Back fridge, next to the Gatorade. Smart Water, Dasani, Aquafina – pick your poison.
“Where are the vaquita?”
We don’t sell vaquita
Would you like a sperm whale?
Call me Ishmael because we have Moby Dick in stock.
“Don’t take me back to 7-Eleven.”
But it’s STABLE and there’s WATER and MOM and DAD and LAND.
He read somewhere that sperm whales are never stationary because they just
Follow
The
Squid.
Fun fact did you know that sperm whales just follow the squid? They have the whole ocean, they just go where the squid go isn’t that cool John? Isn’t it cool? Say it’s cool!!!
Google spitting whale facts in his face because he googled “vaquita porpoise.”
That’s nice, Google,
But vaquita—
Aren’t here. He was never going to find the vaquita.
But they are out there
Just not for YOU to find.
“ME?”
Follow your squid, John.
Follow your squid.
Follow your squid.
—what am I supposed to do with
7-Eleven?
Idk john but you don’t belong in the middle of the Gulf of California I’ll tell you that much.
True but like vaquita are out there I need to find them.
And what will you DO once you FIND them john?
“idk”
you need water john
you’re not thinking john
follow your squid john
it’s GLOWING it’s RIGHT THERE and it is ENOUGH.
7-Eleven 7-Eleven 7-Eleven so perfect it rhymes.
The 7-Eleven sign always blinded him on the highways at night.
Little Kid John with his sticky child hands pressed to the Honda window.
“Mom can I work at 7-Eleven? I wanna work at 7-Eleven.”
“If you think it’d make you happy, of course you can.”
It was tedium but it was enough. It made him happy. He was John of 7-Eleven, son of Pattie and Thomas, two loving parents who loved him no matter what he was so lucky so so so lucky.
John began to cry and licked his tears.
The whale was still glowing and then it dove miles and miles and miles down
And land was coming up and—
He snapped out of it. It was dawn, and the orange beacon light of a circling coastguard response ship throbbed against his eyes. Then there was the hospital. And his parents and
“Oh, thank goodness you’re alright!”
And tears tears tears so many tears were shed when John held his parents tight, afraid to let go, afraid to lose them, afraid to never have this familiarity again.
“Mom dad imsosorry I don’t want to quit Iloveyousomuch im so dumb—”
“That’s enough, Johnny,” his mother whispered, kissing his forehead. His father squeezed him until his sides ached. “That’s more than enough.”
[ ]
“Are you sure this is safe?” John’s mother clung to Vaquita’s refurbished railing with each jump of wave. The sun beamed down on her, and she held her sunhat to her head with one hand. “We’re far from shore. Let’s turn around.”

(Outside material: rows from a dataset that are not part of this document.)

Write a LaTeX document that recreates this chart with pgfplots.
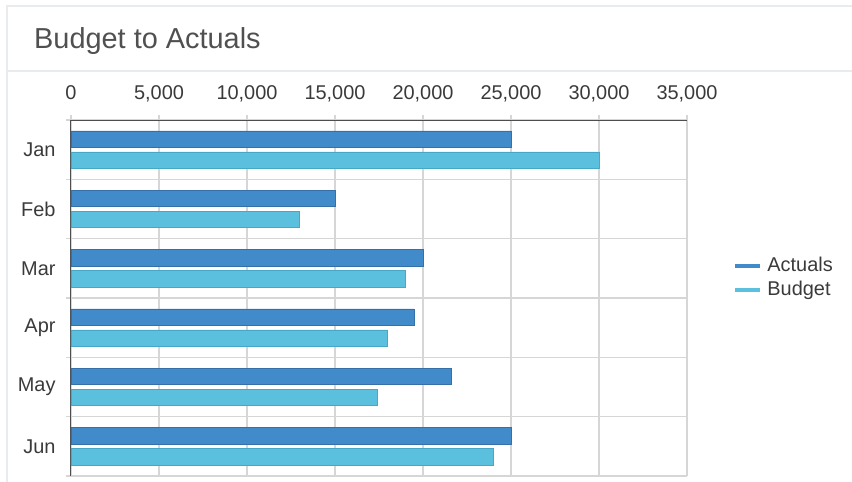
\documentclass[border=0pt]{standalone}
\usepackage{fontspec}
\setmainfont{Liberation Sans}
\usepackage{pgfplots}
\pgfplotsset{compat=1.18}
\definecolor{actc}{HTML}{428BCA}
\definecolor{actb}{HTML}{3571A8}
\definecolor{budc}{HTML}{5BC0DE}
\definecolor{budb}{HTML}{46A8C6}
\definecolor{gridc}{HTML}{D6D6D6}
\definecolor{txtc}{HTML}{3A3A3A}
\definecolor{titc}{HTML}{505050}
\definecolor{framec}{HTML}{E8ECEE}
\begin{document}
\begin{tikzpicture}
\begin{axis}[
  scale only axis, width=616bp, height=356bp,
  xbar, bar width=16.5bp,
  xmin=0, xmax=35000,
  ymin=-0.5, ymax=5.5, y dir=reverse,
  axis x line*=top, axis y line*=left,
  axis line style={color=txtc!90, line width=1bp},
  xtick={0,5000,...,35000},
  xticklabel style={text=txtc, font=\fontsize{20}{24}\selectfont, anchor=base, yshift=15bp},
  /pgf/number format/assume math mode=true,
  /pgf/number format/1000 sep={,},
  scaled x ticks=false,
  xmajorgrids, major grid style={gridc, line width=1.3bp},
  ytick={0,...,5}, yticklabels={Jan,Feb,Mar,Apr,May,Jun},
  yticklabel style={text=txtc, font=\fontsize{20}{24}\selectfont, xshift=-7bp},
  major y tick style={draw=none},
  minor ytick={-0.5,0.5,...,5.5}, yminorgrids,
  minor grid style={gridc, line width=1.3bp},
  minor tick length=5bp, major tick length=5bp,
  tick align=outside,
  x tick style={gridc, line width=1.3bp},
  minor y tick style={gridc, line width=1.3bp},
  legend style={at={(1.075,0.555)}, anchor=west, draw=none, fill=none,
     font=\fontsize{20}{22}\selectfont, text=txtc, row sep=0bp, column sep=3bp, inner sep=0bp,
     nodes={inner sep=2bp, text height=15bp, text depth=5bp}},
  legend cell align=left,
  clip=false,
]
\addplot[fill=actc, draw=actb, line width=0.8bp, bar shift=10.5bp,
  legend image code/.code={\draw[actc, line width=4bp] (0bp,0bp) -- (25bp,0bp);}]
  coordinates {(25000,0) (15000,1) (20000,2) (19500,3) (21600,4) (25000,5)};
\addplot[fill=budc, draw=budb, line width=0.8bp, bar shift=-10.5bp,
  legend image code/.code={\draw[budc, line width=4bp] (0bp,0bp) -- (25bp,0bp);}]
  coordinates {(30000,0) (13000,1) (19000,2) (18000,3) (17400,4) (24000,5)};
\legend{Actuals,Budget}
\coordinate (TL) at (axis cs:0,-0.5);
\end{axis}
\pgfresetboundingbox
\path[use as bounding box] ([shift={(-71bp,120bp)}]TL) rectangle ([shift={(781bp,-362bp)}]TL);
\draw[framec, line width=1.2bp] ([shift={(-64bp,-362bp)}]TL) -- ([shift={(-64bp,114bp)}]TL) -- ([shift={(781bp,114bp)}]TL);
\draw[framec, line width=1.2bp] ([shift={(-64bp,49bp)}]TL) -- ([shift={(781bp,49bp)}]TL);
\node[anchor=base west, inner sep=0, text=titc, font=\fontsize{29}{34}\selectfont] at ([shift={(-37bp,71bp)}]TL) {Budget to Actuals};
\end{tikzpicture}
\end{document}
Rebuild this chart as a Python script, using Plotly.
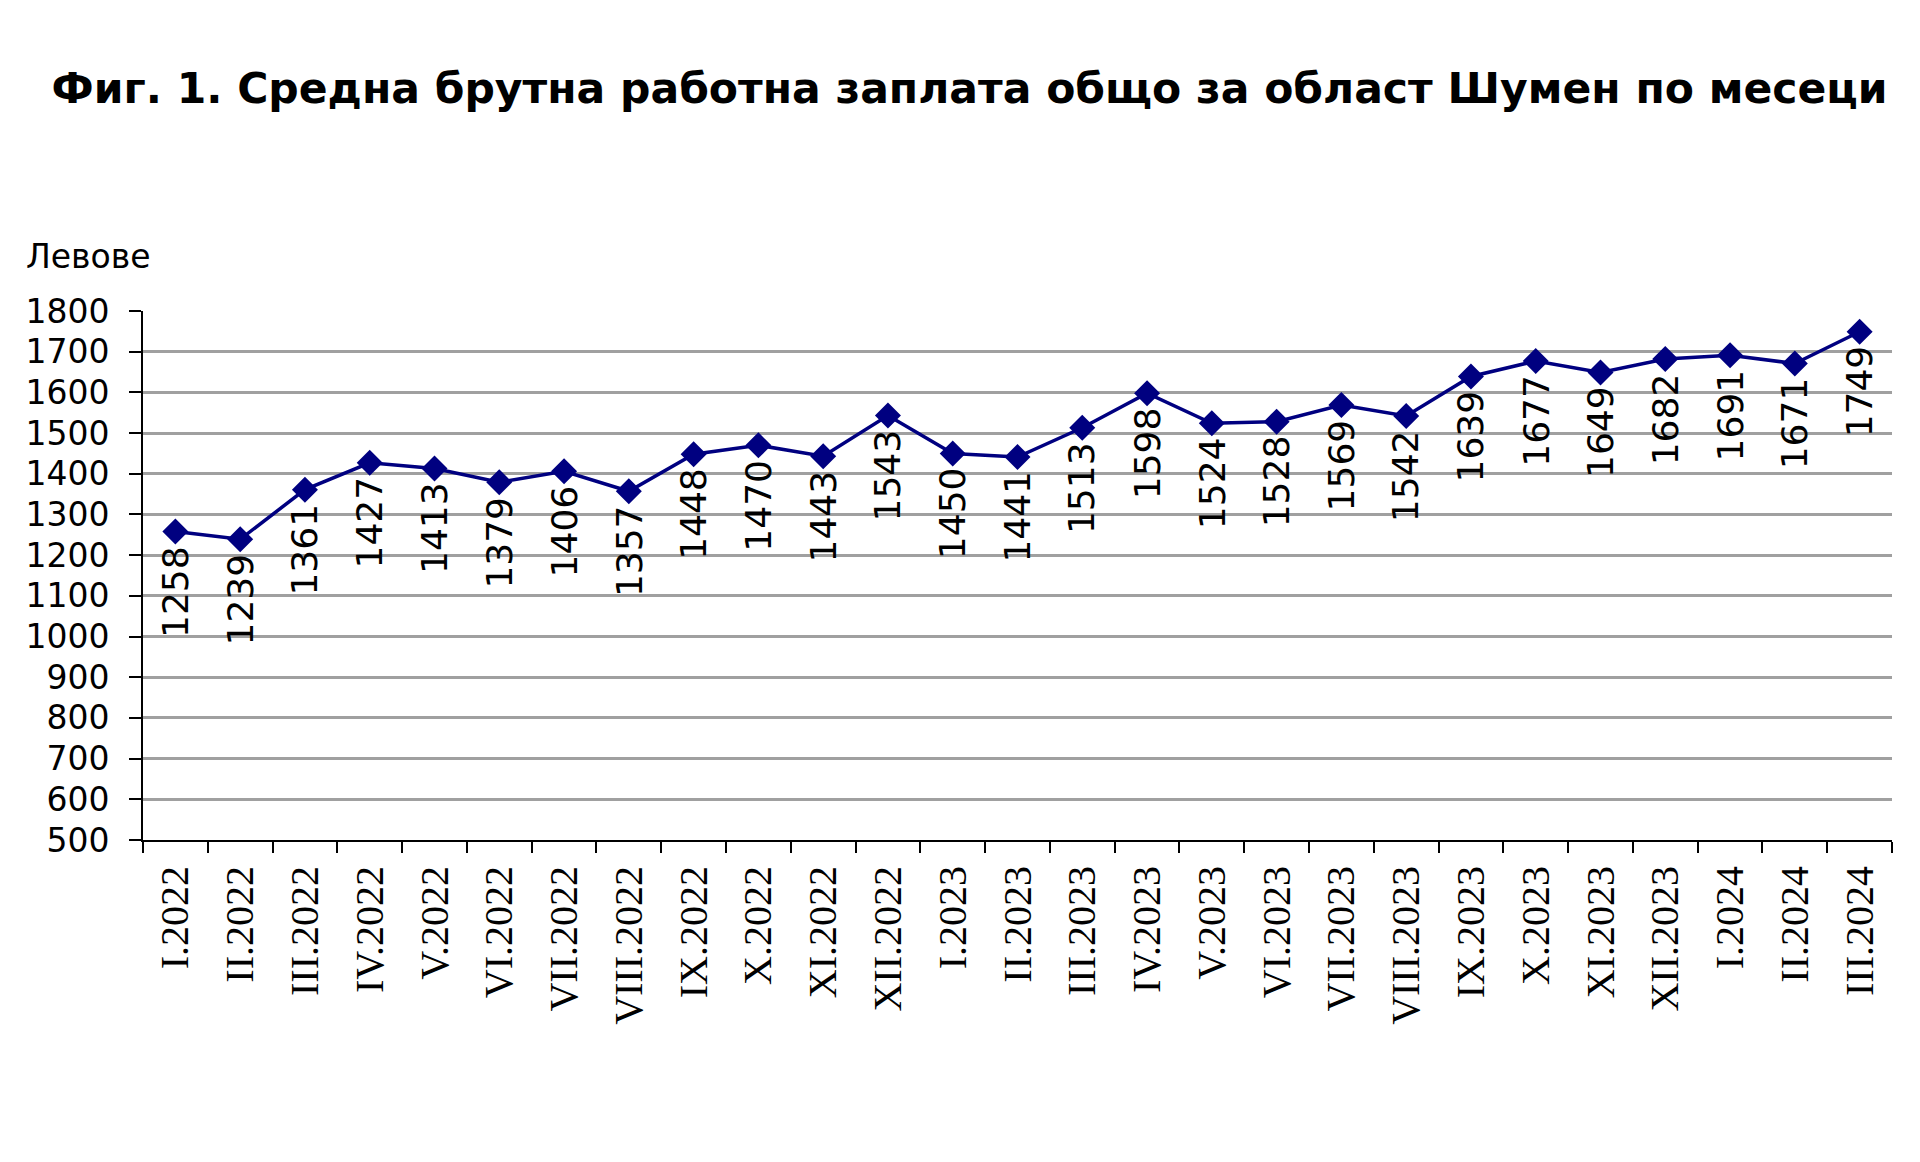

“You’re gonna love this, Mom,” John said, killing the engine. Vaquita—formerly known as License to Krill, as the “20 dollars for 48 hours” business practice just wasn’t enough to keep the rental salesman in business, and he wasn’t about to trash “the fish magnet”—sputtered to a stop, until all was quiet. All was still. There was not a cloud in the sky or ripple in the surface. The clear water underneath held no fish, no sharks, no vaquita. Never a vaquita. John had made his peace with them. They were out there, his heart knew it to be true, but they were not what he was after today.
“Johnny, you’re gonna be late for work,” John’s mother said. “Let’s just go back to shore—”
“There!” John’s father cried from the bow. In front of them, a broad, dark grey fluke came into sight, and a scratched-up forehead breached the surface. They gasped as it glided past them, a protector of the Gulf.
“Told you he was here,” John said, pulling his parents close. His arms ached from the movement, a result of several IV drips to cure the ruthless dehydration that came over him those however many days at sea. He didn’t know what he heard, saw, experienced that day, and he didn’t know if it was the glowing whale that guided him to shore or just pure luck that he was drifting in the right direction and the coastguard found him in time. But he remembered the whale. The squid. The open expanse of ocean that lay before them.
A faint breeze pulled at his 7-Eleven cashier cap, and his hand shot up to hold it in place.
“I didn’t know sperm whales lived in the Gulf,” his father said.
“They don’t,” John said, as his whale friend disappeared into the crystal gulf water below. “They just follow the squid.”